There are so many great components to this question. “Where” can be location or viewed as status. “Your” can be a personal brand, corporate brand, location-based brand (I’m a Californian, straight up!), etc. “Brand” is loaded with all kinds of misunderstood ideas of what it means to be a brand. For anyone who thinks they don’t have a brand or that it doesn’t need building, well … think again.
Let’s start with “where.” If you ask most people about their brand, they will give you vague, effusive answers usually associated with their title or some short descriptor like they are talking about a boy band “Oh, I’m the ‘shy’ one,” “I am seen as the ‘bad boy,’” or “I am the ‘nice’ one.” But your brand exists in both the digital and the physical world. Plenty has been written on managing your digital brand, but do the two halves of your brand match up? Does the person who sees you at school, church, neighborhood coffee bar, next-door neighbor, etc. see you in the same way of your carefully curated digital presence?
There has been a shift of late that has moved focus of your brand to the digital realm. Managing that aspect of yourself if key, no doubt. But, have we lost sight of the brand that we embody everyday? Noted psychologist J.P. Forgas’s study on mood and social interaction is over 30 years old now, but still holds true today: your mood influences how you remember and perceive your social interactions. He followed it up with his 1991 book Emotion and Social Judgments, which further showcased that mood and social interactions not only go hand-in-hand, but also play off each other. We are a product of our mood and our mood reinforces how we perceive our daily interactions.
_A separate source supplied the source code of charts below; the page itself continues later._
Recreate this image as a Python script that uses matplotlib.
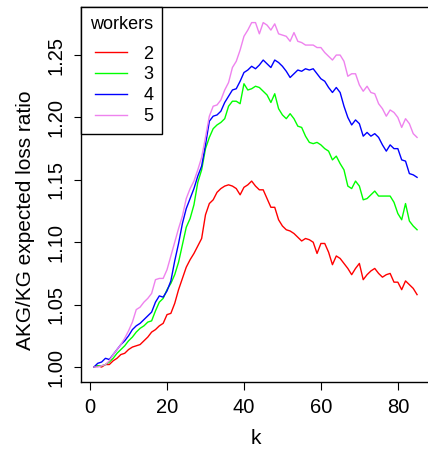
import matplotlib
matplotlib.use("Agg")
import matplotlib.pyplot as plt
import numpy as np

plt.rcParams['font.family'] = ['Liberation Sans', 'DejaVu Sans']

k = list(range(1, 86))

w2 = [1.000, 1.001, 1.000, 1.002, 1.002, 1.005, 1.007, 1.010, 1.011, 1.014,
      1.016, 1.017, 1.018, 1.021, 1.024, 1.028, 1.030, 1.033, 1.035, 1.042,
      1.043, 1.051, 1.062, 1.071, 1.080, 1.086, 1.091, 1.097, 1.103, 1.122,
      1.131, 1.134, 1.140, 1.143, 1.145, 1.146, 1.145, 1.143, 1.138, 1.144,
      1.146, 1.149, 1.145, 1.142, 1.142, 1.135, 1.128, 1.128, 1.118, 1.113,
      1.110, 1.109, 1.107, 1.104, 1.101, 1.103, 1.102, 1.100, 1.091, 1.099,
      1.099, 1.092, 1.082, 1.089, 1.087, 1.083, 1.079, 1.074, 1.079, 1.083,
      1.070, 1.074, 1.077, 1.079, 1.075, 1.072, 1.074, 1.075, 1.068, 1.068,
      1.062, 1.069, 1.066, 1.063, 1.058]

w3 = [1.000, 1.001, 1.001, 1.002, 1.004, 1.007, 1.011, 1.014, 1.017, 1.021,
      1.024, 1.028, 1.031, 1.033, 1.036, 1.037, 1.045, 1.052, 1.055, 1.062,
      1.067, 1.074, 1.084, 1.098, 1.112, 1.119, 1.130, 1.148, 1.158, 1.175,
      1.184, 1.191, 1.194, 1.196, 1.199, 1.209, 1.213, 1.213, 1.211, 1.227,
      1.222, 1.223, 1.225, 1.224, 1.221, 1.218, 1.212, 1.219, 1.207, 1.202,
      1.199, 1.203, 1.199, 1.193, 1.192, 1.185, 1.180, 1.179, 1.180, 1.178,
      1.175, 1.173, 1.166, 1.169, 1.163, 1.158, 1.145, 1.143, 1.149, 1.145,
      1.134, 1.135, 1.138, 1.141, 1.137, 1.137, 1.137, 1.137, 1.132, 1.123,
      1.118, 1.131, 1.117, 1.113, 1.110]

w4 = [1.000, 1.003, 1.004, 1.007, 1.006, 1.010, 1.014, 1.018, 1.021, 1.025,
      1.030, 1.033, 1.035, 1.038, 1.041, 1.044, 1.052, 1.057, 1.056, 1.061,
      1.069, 1.085, 1.099, 1.115, 1.127, 1.135, 1.143, 1.153, 1.161, 1.178,
      1.197, 1.201, 1.202, 1.205, 1.212, 1.217, 1.222, 1.223, 1.229, 1.236,
      1.238, 1.241, 1.239, 1.242, 1.246, 1.243, 1.240, 1.246, 1.244, 1.241,
      1.237, 1.232, 1.235, 1.238, 1.237, 1.239, 1.238, 1.239, 1.235, 1.231,
      1.229, 1.224, 1.220, 1.224, 1.220, 1.209, 1.200, 1.194, 1.198, 1.195,
      1.185, 1.188, 1.185, 1.187, 1.184, 1.178, 1.173, 1.178, 1.175, 1.175,
      1.166, 1.165, 1.155, 1.154, 1.152]

w5 = [1.000, 1.000, 1.001, 1.002, 1.005, 1.010, 1.014, 1.018, 1.023, 1.029,
      1.036, 1.046, 1.048, 1.052, 1.055, 1.059, 1.070, 1.071, 1.071, 1.078,
      1.089, 1.100, 1.111, 1.121, 1.135, 1.143, 1.149, 1.158, 1.168, 1.184,
      1.201, 1.209, 1.210, 1.214, 1.222, 1.228, 1.240, 1.245, 1.254, 1.265,
      1.270, 1.276, 1.276, 1.267, 1.276, 1.274, 1.270, 1.275, 1.267, 1.266,
      1.265, 1.261, 1.268, 1.261, 1.260, 1.258, 1.258, 1.258, 1.256, 1.256,
      1.252, 1.249, 1.246, 1.250, 1.250, 1.245, 1.233, 1.235, 1.235, 1.226,
      1.221, 1.225, 1.220, 1.219, 1.211, 1.207, 1.201, 1.206, 1.204, 1.200,
      1.192, 1.199, 1.195, 1.187, 1.184]

series_labels = ["2", "3", "4", "5"]
series_colors = ["#FF0000", "#00FF00", "#0000FF", "#EE82EE"]
xticks = [0, 20, 40, 60, 80]
yticks = [1.00, 1.05, 1.10, 1.15, 1.20, 1.25]

W, H = 428, 450
fig = plt.figure(figsize=(W / 100, H / 100), dpi=100)
ax = fig.add_axes([81 / W, 1 - 382 / H, 349 / W, 375 / H])

for vals, lab, col in zip([w2, w3, w4, w5], series_labels, series_colors):
    ax.plot(k, vals, color=col, lw=1.0, label=lab)

ax.set_xlim(-2.36, 88.36)
ax.set_ylim(0.988, 1.2885)
ax.set_xticks(xticks)
ax.set_xticklabels([str(t) for t in xticks])
ax.set_yticks(yticks)
ax.set_yticklabels([f"{t:.2f}" for t in yticks], rotation=90, va='center')
ax.tick_params(direction='out', length=5.4, width=0.8, labelsize=14.5, pad=6)
for s in ax.spines.values():
    s.set_linewidth(1.0)

ax.set_xlabel("k", fontsize=15, labelpad=9)
ax.set_ylabel("AKG/KG expected loss ratio", fontsize=15, labelpad=8)
ax.yaxis.label.set_y(0.43)

leg = ax.legend(title="workers", loc='upper left', bbox_to_anchor=(0, 1),
                borderaxespad=0, fontsize=13, title_fontsize=13,
                frameon=True, fancybox=False, edgecolor='black',
                handlelength=1.72, handletextpad=0.92, labelspacing=0.22,
                borderpad=0.5, alignment='right')
leg.get_frame().set_linewidth(1.0)
leg.get_frame().set_alpha(1)
leg._legend_box.sep = 9

fig.savefig("out.png", dpi=100)
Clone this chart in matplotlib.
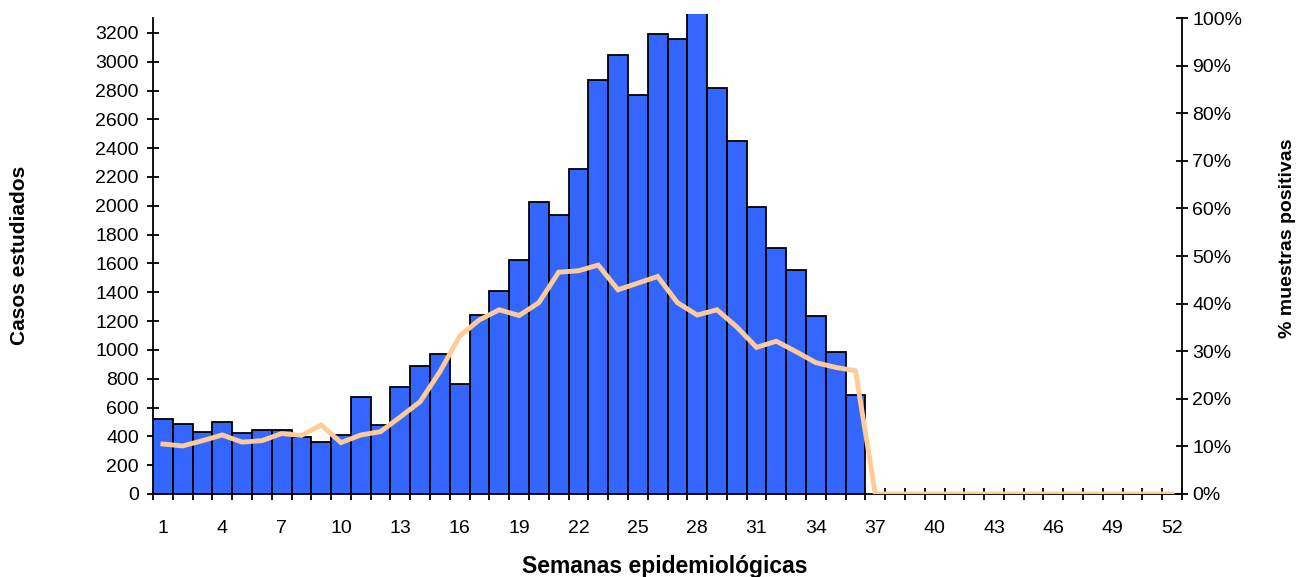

Your brand is not just what is seen in social media or online. Your brand is the spring (or lack of) in your step, the smile on your face, the “how’s your day?” to your barista. Your daily social interactions influence your brand; your daily interactions ARE your brand. Don’t just focus on your online persona as your actual daily interactions may have more influence on your overall brand than you think.
“Your” brand is a multi-dimensional answer, but most of us see ourselves through only one or two lenses. Many don’t have the cognitive awareness to see themselves as they really are or as other perceive them. So our idea of our brand is usually work related and some personal related aspect (family, community, etc.). For instance, I am a “dad” and a “marketer.” But our brands are deeper and more complex than that. Are you focused on just one or two lenses of your brand?
It is easy to believe we are the best version of ourselves. If that version is work, you see yourself as your “work brand.” If that version is personal, you see yourself as that “personal brand.” But are you cultivating only your best brand, but ignoring the fuller version of your brand? Put another way, do you see your brand through rose-colored glasses?
Should you do a little Brand Spring Cleaning? Most of us spend time once or twice a year taking inventory of our physical environment and cleaning out our closets, our desks, and our homes. Do you do the same of your brand? Do you spend some time taking inventory of your brand — both good and bad — and either shedding or improving upon those bad traits? It is easy to think we are better than we are, but the world sees us as we are, even when we try to hide it. See your brand as others do and make smart choices as to how to handle it.
In many ways, it would have been easier and more logical to start with the idea of “brand,” as we look at how to shape it. However, branding is built on our attitude and on where we reveal our brand (“where” and “your”). Many people think that branding is like “networking” — it is only necessary when you are looking for your next thing, your next job. Your brand is present whether you want to acknowledge it or not — whether you are happy where you are or are looking for that next thing — your brand is there.
It may be a morbid thought, but your brand is your tombstone, your obituary. Are you happy with what it will say?
If we view (company) brands by 5 dimensions — Excitement, Sincerity, Competence, Sophistication, and Ruggedness — are we as people viewed any differently. Are you a Ford or a Tesla? Are you Stoli or SKYY Vodka? Hershey or Lindt chocolate bars?
Think of yourself across those 5 brand categories. What do I exhibit to those around me across those dimensions? Am I happy with that and — if not — what do I change?
You may have a great Facebook page with lots of great selfies of you at fabulous places, doing fabulous things. But how you treat your waiter at your next dinner out may play a greater role on your brand going forward than that great pic of you. Are you paying attention to your whole brand? Because your brand is continuously being developed, even if it is on autopilot.